I do not, however, have much patience left with the pregnancy. I feel like absolute crap. I can only sleep on my left side at night now, and anytime I try to roll over, which takes a lot of grunting, pulling, and effort in the first place (I'm thinking a crane could help with these endeavors), I wake up less than a few minutes later to roll back to my left side. I have to sleep with 5 pillows! 5 PILLOWS to prop all the portions of my body into position. My feet are constantly Shrek-sized; I mean FREAKISHLY disproportionate monstrosities of their former selves. I have stopped tying my tennis shoes and instead tuck the shoelaces into the sides of the shoes because my feet will not fit otherwise. My right hand is now constantly numb--it used to come and go throughout the night an maybe last a little into the day, but now, it is ALL DAY LONG. The tips of my thumb, forefinger, and middle finger haven't had any feeling at all for at least the last week. Then, there's this double/triple chin thing that has grown the last couple weeks. I thought your weight was supposed to basically stop raising in the last month or so of pregnancy, but I have watched my double/triple chin growing exponentially each day. It is absolutely awful to look at myself. I feel so gross and disgusting.
I can't get up, I can't bend over, I can't stop sleeping, my clothes are starting to not fit again, and the right side of my ribs feel like they are broken on the inside.
But still....no real signs of the baby making her grand entrance into the world. I've had a few braxton hicks contractions here and there (very rare) and what feels like some intense punches to the cervix every now and then, but other than that...nothing. I feel like this baby is never coming out. She feels HUGE. I've had no cervical checks or anything, and without any reassurance that anything is happening, I feel that much more pessimistic.
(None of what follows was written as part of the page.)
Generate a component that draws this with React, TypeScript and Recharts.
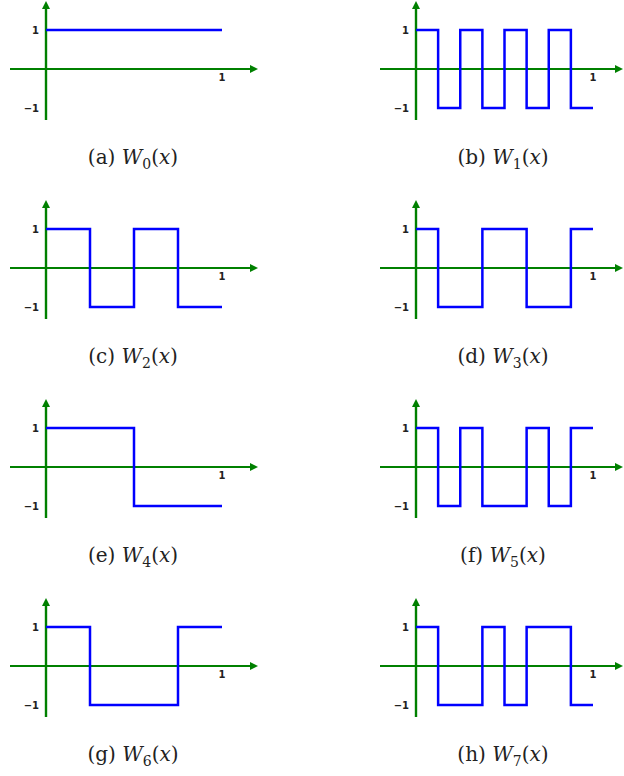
import React from 'react';
import { LineChart, Line, XAxis, YAxis, ReferenceLine, ReferenceDot } from 'recharts';

// Walsh functions W0..W7 on [0, 1), one value per 1/8 interval
const breaks = [0, 0.125, 0.25, 0.375, 0.5, 0.625, 0.75, 0.875, 1];
const w0 = [1, 1, 1, 1, 1, 1, 1, 1];
const w1 = [1, -1, 1, -1, 1, -1, 1, -1];
const w2 = [1, 1, -1, -1, 1, 1, -1, -1];
const w3 = [1, -1, -1, 1, 1, -1, -1, 1];
const w4 = [1, 1, 1, 1, -1, -1, -1, -1];
const w5 = [1, -1, 1, -1, -1, 1, -1, 1];
const w6 = [1, 1, -1, -1, -1, -1, 1, 1];
const w7 = [1, -1, -1, 1, -1, 1, 1, -1];

const series = [w0, w1, w2, w3, w4, w5, w6, w7];
const letters = ['a', 'b', 'c', 'd', 'e', 'f', 'g', 'h'];
const yTicks = [1, -1];
const xTicks = [1];

const GREEN = '#008000';
const BLUE = '#0000ff';

const toData = (vals: number[]) =>
    breaks.map((x, i) => ({ x, y: vals[Math.min(i, vals.length - 1)] }));

// column geometry: chart left edge, chart width, pixels per unit on x
const cols = [
    { left: 10, width: 250, ppu: 176, tip: 258, capX: 133 },
    { left: 380, width: 244, ppu: 177, tip: 623, capX: 503 },
];
const ORIGIN = 36;   // px from chart left to x = 0
const ROW_H = 199;
const CH = 122;       // chart height
const Y0 = 69;        // px from chart top to y = 0
const YPPU = 39;

const Arrow = (props: any) => {
    const { x1, y1, x2, y2, stroke, strokeWidth } = props;
    if ([x1, y1, x2, y2].some((v) => v == null || isNaN(v))) return null;
    const dx = x2 - x1;
    const dy = y2 - y1;
    const len = Math.sqrt(dx * dx + dy * dy) || 1;
    const ux = dx / len;
    const uy = dy / len;
    const head = 8;
    const half = 4;
    const bx = x2 - ux * head;
    const by = y2 - uy * head;
    const pts = [
        `${x2},${y2}`,
        `${bx - uy * half},${by + ux * half}`,
        `${bx + uy * half},${by - ux * half}`,
    ].join(' ');
    return (
        <g>
            <line x1={x1} y1={y1} x2={x2 - ux * 4} y2={y2 - uy * 4} stroke={stroke} strokeWidth={strokeWidth} />
            <polygon points={pts} fill={stroke} />
        </g>
    );
};

const tickStyle = {
    fontSize: 10,
    fontWeight: 'bold' as const,
    fill: '#222',
    fontFamily: 'DejaVu Sans',
};

const Panel = ({ idx }: { idx: number }) => {
    const col = cols[idx % 2];
    const row = Math.floor(idx / 2);
    const xMin = -ORIGIN / col.ppu;
    const xMax = (col.width - ORIGIN) / col.ppu;
    const xTip = (col.tip - col.left - ORIGIN) / col.ppu;
    const yMax = Y0 / YPPU;
    const yMin = -(CH - Y0) / YPPU;
    return (
        <div style={{ position: 'absolute', left: col.left, top: row * ROW_H, width: col.width, height: CH }}>
            <LineChart width={col.width} height={CH} data={toData(series[idx])} margin={{ top: 0, right: 0, bottom: 0, left: 0 }}>
                <XAxis dataKey="x" type="number" domain={[xMin, xMax]} allowDataOverflow hide />
                <YAxis type="number" domain={[yMin, yMax]} allowDataOverflow hide />
                <ReferenceLine
                    segment={[{ x: xMin, y: 0 }, { x: xTip, y: 0 }]}
                    stroke={GREEN}
                    strokeWidth={2}
                    ifOverflow="visible"
                    shape={Arrow}
                />
                <ReferenceLine
                    segment={[{ x: 0, y: -51 / YPPU }, { x: 0, y: 68 / YPPU }]}
                    stroke={GREEN}
                    strokeWidth={2.4}
                    ifOverflow="visible"
                    shape={Arrow}
                />
                <Line
                    type="stepAfter"
                    dataKey="y"
                    stroke={BLUE}
                    strokeWidth={2.5}
                    dot={false}
                    isAnimationActive={false}
                />
                {yTicks.map((t) => (
                    <ReferenceDot
                        key={`y${t}`}
                        x={0}
                        y={t}
                        r={0}
                        ifOverflow="visible"
                        label={{ value: t < 0 ? `\u2212${-t}` : `${t}`, position: 'left', offset: 7, ...tickStyle }}
                    />
                ))}
                {xTicks.map((t) => (
                    <ReferenceDot
                        key={`x${t}`}
                        x={t}
                        y={0}
                        r={0}
                        ifOverflow="visible"
                        label={{ value: `${t}`, position: 'bottom', offset: 5, ...tickStyle }}
                    />
                ))}
            </LineChart>
        </div>
    );
};

const Caption = ({ idx }: { idx: number }) => {
    const col = cols[idx % 2];
    const row = Math.floor(idx / 2);
    return (
        <div
            style={{
                position: 'absolute',
                left: col.capX - 80,
                width: 160,
                top: row * ROW_H + 144,
                textAlign: 'center',
                fontFamily: 'DejaVu Serif',
                fontSize: 20,
                color: '#222',
                lineHeight: '26px',
                whiteSpace: 'nowrap',
            }}
        >
            ({letters[idx]}) <i>W</i>
            <span style={{ fontSize: 14, position: 'relative', top: 5 }}>{idx}</span>(<i>x</i>)
        </div>
    );
};

export default function App() {
    return (
        <div style={{ position: 'absolute', left: 0, top: 0, width: 624, height: 776, background: '#fff', overflow: 'hidden' }}>
            {series.map((_, i) => (
                <React.Fragment key={i}>
                    <Panel idx={i} />
                    <Caption idx={i} />
                </React.Fragment>
            ))}
        </div>
    );
}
I try bribing her nightly, because if she's anything like her daddy, it should work. Every night, I promise her increasing amounts of money if she decides to come out. We started with $20..."Mommy will give you $20 if you get out of her tonight!" The other night, Nathan jumped in, "Daddy will give you a CAR one day if you get out!" So far, it's not working. Maybe she's stubborn like her mother...if that's the case, she'll come when she's no longer comfortable in her super comfy bed.